## GOAL
Copy out, from the entries below, each line holding the string "this".

## LISTED ENTRIES

-- start --

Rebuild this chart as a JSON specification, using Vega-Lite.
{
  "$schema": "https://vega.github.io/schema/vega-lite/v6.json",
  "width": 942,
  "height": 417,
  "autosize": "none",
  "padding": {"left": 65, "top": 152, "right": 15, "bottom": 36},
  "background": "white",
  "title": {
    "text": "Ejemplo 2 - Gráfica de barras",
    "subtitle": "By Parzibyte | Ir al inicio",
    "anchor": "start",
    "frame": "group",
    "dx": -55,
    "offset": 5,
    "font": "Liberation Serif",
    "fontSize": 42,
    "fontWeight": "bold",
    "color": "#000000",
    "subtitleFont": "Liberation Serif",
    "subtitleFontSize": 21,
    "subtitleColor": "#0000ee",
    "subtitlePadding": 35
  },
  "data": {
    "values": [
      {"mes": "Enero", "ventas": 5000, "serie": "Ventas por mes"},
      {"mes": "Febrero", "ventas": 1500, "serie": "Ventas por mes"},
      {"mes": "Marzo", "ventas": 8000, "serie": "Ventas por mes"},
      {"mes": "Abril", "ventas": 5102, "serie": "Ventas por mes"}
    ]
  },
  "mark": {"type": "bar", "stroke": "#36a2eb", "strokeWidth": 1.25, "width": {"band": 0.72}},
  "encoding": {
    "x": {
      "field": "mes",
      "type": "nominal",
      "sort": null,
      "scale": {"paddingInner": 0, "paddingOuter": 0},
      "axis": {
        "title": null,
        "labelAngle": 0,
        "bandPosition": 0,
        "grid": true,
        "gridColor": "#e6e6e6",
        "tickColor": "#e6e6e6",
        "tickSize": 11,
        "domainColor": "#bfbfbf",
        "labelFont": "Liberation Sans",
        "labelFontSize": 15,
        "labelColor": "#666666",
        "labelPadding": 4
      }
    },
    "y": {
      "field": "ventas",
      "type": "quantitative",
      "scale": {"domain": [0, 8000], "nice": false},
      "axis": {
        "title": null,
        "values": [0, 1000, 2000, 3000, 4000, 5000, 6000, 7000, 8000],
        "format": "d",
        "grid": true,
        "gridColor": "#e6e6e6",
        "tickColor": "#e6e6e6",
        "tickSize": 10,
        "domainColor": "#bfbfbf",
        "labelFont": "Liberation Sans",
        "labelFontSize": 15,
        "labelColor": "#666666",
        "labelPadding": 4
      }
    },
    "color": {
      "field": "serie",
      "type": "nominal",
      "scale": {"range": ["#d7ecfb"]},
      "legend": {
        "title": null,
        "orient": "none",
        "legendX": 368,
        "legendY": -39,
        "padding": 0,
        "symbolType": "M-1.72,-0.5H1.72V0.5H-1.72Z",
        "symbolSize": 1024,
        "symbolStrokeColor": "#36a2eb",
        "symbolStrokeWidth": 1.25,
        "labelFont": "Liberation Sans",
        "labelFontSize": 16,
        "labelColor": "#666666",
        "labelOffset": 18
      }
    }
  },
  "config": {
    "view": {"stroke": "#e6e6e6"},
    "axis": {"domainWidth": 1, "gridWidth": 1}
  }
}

-- end --
-- start --

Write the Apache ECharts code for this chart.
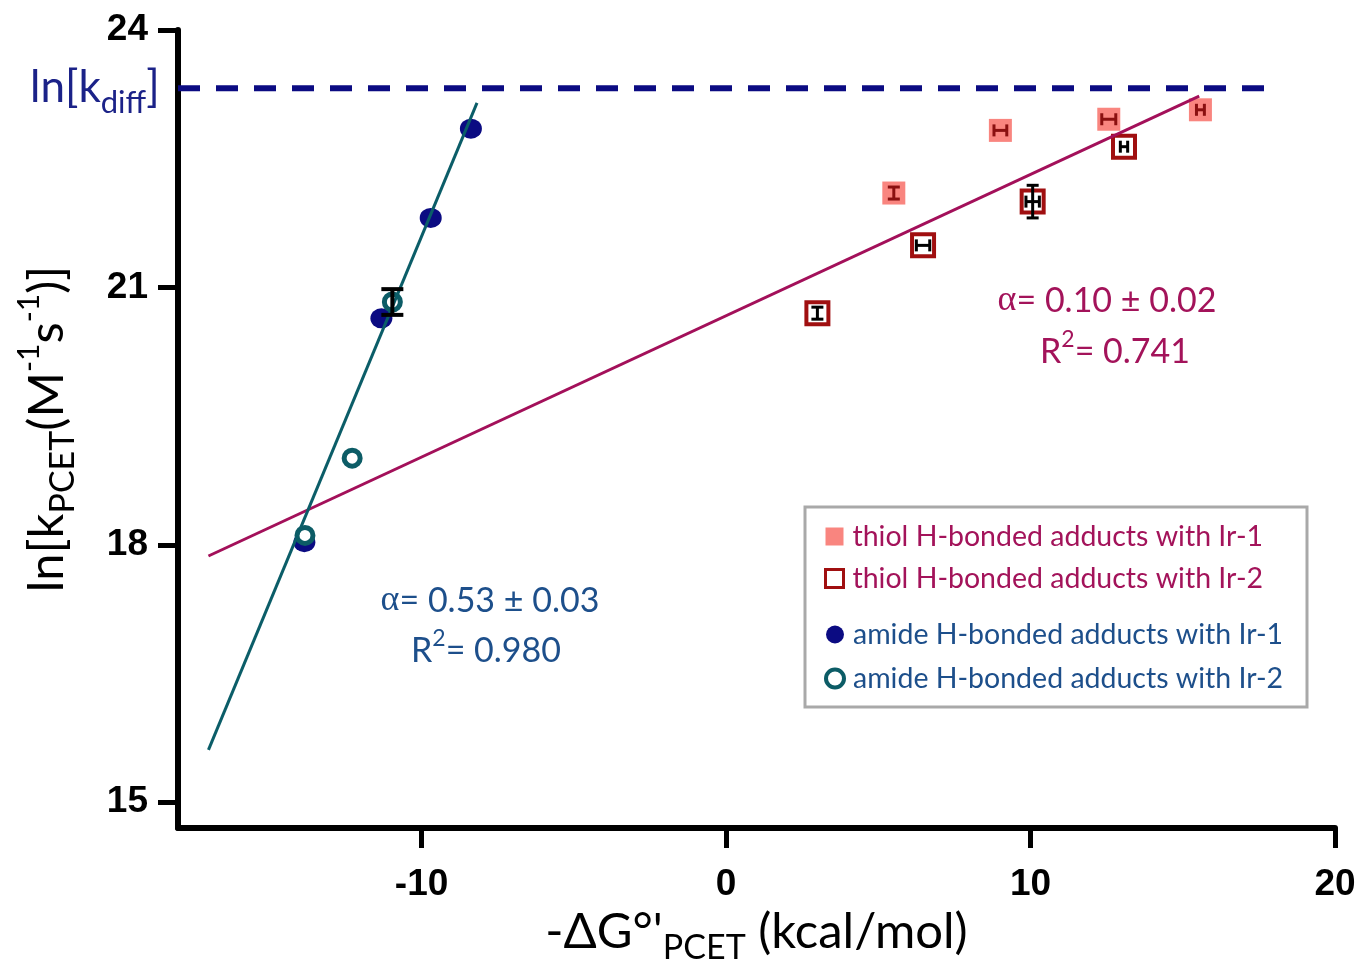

-- end --

## WRITTEN ANSWER
Rebuild this chart as a JSON specification, using Vega-Lite.
Write the Apache ECharts code for this chart.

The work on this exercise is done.